Entries with chart source code –
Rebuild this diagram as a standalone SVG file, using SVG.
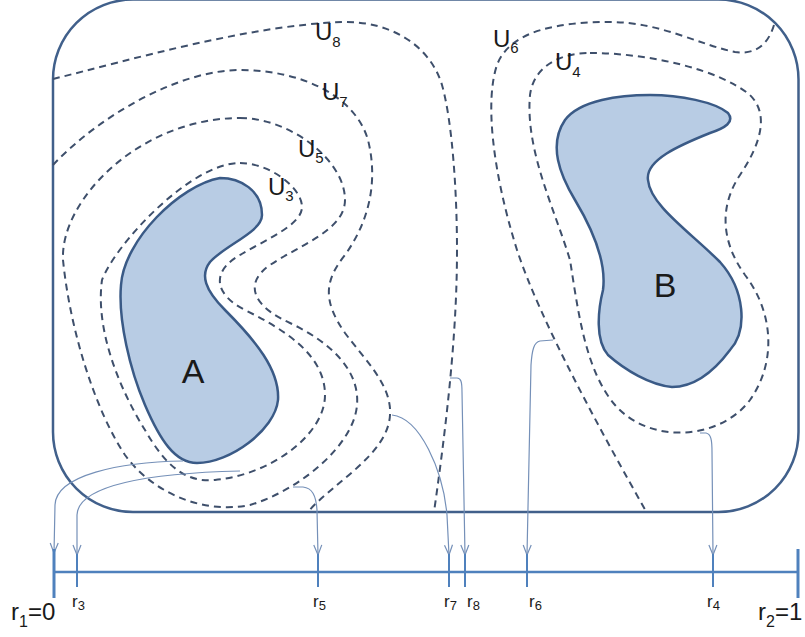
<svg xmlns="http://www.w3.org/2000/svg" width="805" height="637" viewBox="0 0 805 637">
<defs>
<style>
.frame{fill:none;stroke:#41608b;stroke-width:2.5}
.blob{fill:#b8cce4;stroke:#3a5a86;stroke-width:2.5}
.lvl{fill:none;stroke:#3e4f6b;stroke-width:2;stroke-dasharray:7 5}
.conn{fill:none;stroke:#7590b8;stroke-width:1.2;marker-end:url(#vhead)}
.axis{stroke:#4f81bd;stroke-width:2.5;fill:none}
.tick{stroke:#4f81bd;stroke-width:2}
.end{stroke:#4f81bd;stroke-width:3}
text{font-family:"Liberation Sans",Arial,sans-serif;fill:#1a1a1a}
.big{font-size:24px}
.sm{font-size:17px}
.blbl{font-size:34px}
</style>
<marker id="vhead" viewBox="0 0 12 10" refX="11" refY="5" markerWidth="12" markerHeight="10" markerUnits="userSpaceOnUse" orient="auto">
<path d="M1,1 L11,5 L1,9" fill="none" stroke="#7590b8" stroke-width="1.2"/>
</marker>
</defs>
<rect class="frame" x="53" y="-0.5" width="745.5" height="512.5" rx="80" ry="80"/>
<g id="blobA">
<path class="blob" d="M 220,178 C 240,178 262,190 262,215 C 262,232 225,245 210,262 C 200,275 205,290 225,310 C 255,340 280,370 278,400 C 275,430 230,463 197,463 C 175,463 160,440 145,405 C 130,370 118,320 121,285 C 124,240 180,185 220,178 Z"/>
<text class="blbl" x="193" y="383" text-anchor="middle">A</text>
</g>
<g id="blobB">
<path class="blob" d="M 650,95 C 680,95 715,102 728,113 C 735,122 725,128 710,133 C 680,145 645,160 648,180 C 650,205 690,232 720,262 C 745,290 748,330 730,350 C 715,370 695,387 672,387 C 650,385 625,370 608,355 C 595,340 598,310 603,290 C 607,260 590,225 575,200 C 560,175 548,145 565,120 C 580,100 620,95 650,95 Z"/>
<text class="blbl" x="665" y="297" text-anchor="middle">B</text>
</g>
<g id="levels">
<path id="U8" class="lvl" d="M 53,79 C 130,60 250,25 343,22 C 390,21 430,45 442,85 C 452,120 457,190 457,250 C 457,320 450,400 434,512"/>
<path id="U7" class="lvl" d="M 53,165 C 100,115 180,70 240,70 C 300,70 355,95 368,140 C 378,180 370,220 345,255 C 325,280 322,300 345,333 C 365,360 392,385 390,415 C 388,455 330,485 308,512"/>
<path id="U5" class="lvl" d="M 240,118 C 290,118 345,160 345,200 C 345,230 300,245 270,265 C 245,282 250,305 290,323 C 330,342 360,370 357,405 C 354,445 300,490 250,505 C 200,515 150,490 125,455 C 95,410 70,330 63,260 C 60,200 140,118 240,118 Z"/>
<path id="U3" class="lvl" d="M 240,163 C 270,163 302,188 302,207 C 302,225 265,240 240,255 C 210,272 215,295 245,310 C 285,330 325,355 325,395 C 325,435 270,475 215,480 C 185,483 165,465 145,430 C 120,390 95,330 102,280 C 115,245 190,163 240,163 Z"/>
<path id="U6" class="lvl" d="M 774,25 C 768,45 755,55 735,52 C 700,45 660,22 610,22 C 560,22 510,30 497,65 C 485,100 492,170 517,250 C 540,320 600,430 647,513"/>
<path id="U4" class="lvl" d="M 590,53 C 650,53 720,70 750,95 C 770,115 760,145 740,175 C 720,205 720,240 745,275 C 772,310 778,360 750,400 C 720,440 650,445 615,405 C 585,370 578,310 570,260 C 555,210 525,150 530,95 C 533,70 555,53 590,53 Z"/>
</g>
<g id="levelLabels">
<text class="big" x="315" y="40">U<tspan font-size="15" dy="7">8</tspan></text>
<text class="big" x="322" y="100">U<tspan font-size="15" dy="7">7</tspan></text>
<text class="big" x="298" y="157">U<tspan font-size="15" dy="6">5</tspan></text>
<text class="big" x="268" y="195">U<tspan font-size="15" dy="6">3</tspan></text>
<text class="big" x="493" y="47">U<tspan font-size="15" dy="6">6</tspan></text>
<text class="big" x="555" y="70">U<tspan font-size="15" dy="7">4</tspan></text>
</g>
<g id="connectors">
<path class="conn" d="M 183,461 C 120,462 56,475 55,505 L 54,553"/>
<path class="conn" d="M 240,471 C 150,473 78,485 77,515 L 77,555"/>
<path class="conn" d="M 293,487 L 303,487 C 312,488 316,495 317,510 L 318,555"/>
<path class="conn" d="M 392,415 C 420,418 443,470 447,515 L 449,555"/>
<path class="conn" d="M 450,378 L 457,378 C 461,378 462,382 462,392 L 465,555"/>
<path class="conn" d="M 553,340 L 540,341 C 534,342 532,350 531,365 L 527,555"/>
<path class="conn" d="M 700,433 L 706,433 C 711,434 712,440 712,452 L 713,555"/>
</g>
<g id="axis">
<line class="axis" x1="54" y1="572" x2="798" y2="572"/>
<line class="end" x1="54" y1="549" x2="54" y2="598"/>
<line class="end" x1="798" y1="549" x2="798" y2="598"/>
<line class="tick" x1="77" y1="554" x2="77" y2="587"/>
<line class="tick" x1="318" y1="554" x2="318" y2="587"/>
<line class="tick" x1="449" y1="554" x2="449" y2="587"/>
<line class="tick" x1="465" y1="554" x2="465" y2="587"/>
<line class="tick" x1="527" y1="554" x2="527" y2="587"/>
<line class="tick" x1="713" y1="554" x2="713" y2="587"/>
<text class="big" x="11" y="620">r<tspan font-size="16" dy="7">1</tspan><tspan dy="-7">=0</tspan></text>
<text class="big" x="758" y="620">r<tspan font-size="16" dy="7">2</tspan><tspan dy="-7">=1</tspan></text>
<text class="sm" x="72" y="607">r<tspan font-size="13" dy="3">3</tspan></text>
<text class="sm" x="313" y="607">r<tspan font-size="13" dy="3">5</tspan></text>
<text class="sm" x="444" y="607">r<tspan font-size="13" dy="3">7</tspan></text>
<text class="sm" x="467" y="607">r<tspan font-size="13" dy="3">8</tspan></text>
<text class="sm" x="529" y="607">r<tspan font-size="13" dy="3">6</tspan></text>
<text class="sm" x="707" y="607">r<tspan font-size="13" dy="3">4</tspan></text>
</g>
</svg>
* * *
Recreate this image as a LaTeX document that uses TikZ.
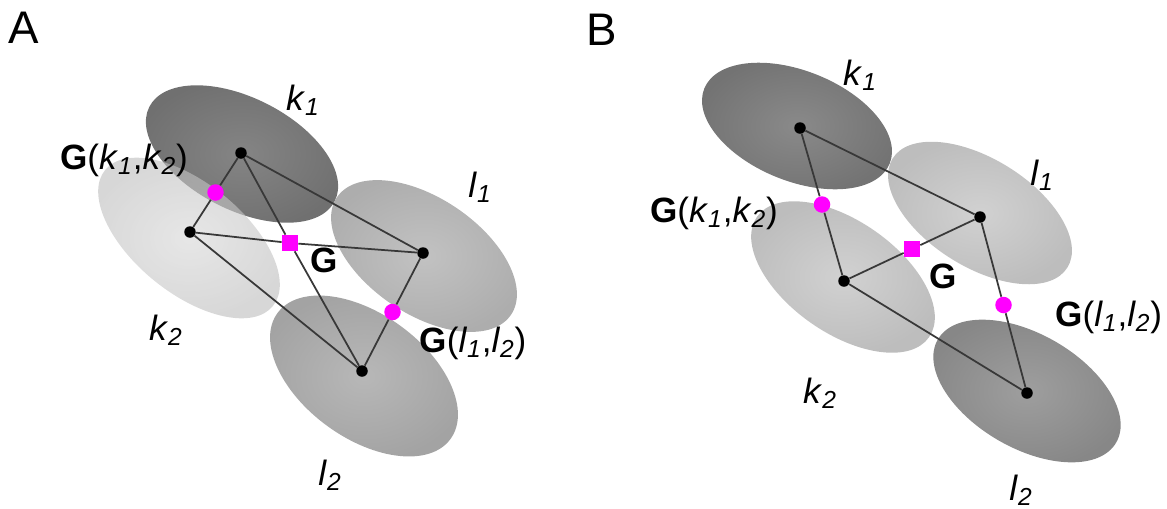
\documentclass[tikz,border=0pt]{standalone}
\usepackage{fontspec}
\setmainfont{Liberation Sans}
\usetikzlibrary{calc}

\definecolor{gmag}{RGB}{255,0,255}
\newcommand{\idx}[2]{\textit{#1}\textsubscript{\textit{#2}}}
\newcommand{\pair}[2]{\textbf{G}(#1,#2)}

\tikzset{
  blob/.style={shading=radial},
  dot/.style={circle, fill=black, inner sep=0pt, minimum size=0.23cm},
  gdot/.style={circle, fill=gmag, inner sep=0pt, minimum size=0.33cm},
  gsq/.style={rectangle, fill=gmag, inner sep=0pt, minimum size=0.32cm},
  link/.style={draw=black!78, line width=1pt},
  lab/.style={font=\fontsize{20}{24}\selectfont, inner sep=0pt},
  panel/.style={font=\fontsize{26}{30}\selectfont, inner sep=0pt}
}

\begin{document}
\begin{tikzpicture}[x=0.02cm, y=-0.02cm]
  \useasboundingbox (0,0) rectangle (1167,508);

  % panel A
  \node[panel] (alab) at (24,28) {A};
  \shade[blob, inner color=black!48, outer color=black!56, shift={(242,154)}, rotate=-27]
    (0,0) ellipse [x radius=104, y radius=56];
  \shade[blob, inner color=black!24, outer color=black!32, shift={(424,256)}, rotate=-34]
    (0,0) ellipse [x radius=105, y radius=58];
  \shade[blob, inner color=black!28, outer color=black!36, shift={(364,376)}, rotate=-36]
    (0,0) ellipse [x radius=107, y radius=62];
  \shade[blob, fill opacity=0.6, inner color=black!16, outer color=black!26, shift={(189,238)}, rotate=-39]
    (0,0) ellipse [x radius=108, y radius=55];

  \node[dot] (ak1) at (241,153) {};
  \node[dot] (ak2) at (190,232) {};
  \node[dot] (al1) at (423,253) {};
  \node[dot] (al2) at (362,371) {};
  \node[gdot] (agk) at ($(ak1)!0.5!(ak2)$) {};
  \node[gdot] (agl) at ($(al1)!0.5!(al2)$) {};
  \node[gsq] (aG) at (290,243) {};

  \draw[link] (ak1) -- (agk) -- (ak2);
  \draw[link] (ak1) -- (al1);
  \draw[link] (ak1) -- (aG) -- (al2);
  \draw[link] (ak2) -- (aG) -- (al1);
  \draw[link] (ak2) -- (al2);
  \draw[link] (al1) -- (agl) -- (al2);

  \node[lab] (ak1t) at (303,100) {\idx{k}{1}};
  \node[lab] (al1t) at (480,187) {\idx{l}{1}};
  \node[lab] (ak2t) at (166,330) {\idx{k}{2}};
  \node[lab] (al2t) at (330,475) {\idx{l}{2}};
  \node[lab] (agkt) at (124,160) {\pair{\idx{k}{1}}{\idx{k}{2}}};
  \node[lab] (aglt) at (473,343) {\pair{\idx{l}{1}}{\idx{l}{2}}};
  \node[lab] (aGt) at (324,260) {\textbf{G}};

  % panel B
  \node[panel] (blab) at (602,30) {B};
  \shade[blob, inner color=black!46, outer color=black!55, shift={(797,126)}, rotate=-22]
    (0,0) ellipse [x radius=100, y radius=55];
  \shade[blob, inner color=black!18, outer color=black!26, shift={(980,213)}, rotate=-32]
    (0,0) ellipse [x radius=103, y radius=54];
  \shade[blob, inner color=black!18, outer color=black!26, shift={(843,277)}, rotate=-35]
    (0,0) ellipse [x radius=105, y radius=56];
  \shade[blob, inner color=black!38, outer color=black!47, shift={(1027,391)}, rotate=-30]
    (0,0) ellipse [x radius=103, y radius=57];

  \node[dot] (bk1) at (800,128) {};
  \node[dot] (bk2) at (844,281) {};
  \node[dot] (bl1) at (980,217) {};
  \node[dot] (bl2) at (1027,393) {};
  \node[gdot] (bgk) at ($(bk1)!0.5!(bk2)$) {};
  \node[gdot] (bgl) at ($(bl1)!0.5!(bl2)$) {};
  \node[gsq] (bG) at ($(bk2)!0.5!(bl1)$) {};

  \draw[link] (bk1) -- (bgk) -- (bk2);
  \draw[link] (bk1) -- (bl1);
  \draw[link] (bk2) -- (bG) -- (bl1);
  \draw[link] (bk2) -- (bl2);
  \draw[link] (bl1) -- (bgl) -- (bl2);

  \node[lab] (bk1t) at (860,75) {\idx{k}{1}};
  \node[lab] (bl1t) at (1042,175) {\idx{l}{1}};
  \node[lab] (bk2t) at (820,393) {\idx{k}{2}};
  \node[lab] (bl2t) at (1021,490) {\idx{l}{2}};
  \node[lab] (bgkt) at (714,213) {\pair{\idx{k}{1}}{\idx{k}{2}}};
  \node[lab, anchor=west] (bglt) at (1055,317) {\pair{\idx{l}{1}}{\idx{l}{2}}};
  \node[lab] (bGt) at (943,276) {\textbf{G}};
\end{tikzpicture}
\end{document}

Problem to work on –
Write down only how many lines in the listing contain the word "this".

Answer in full –
2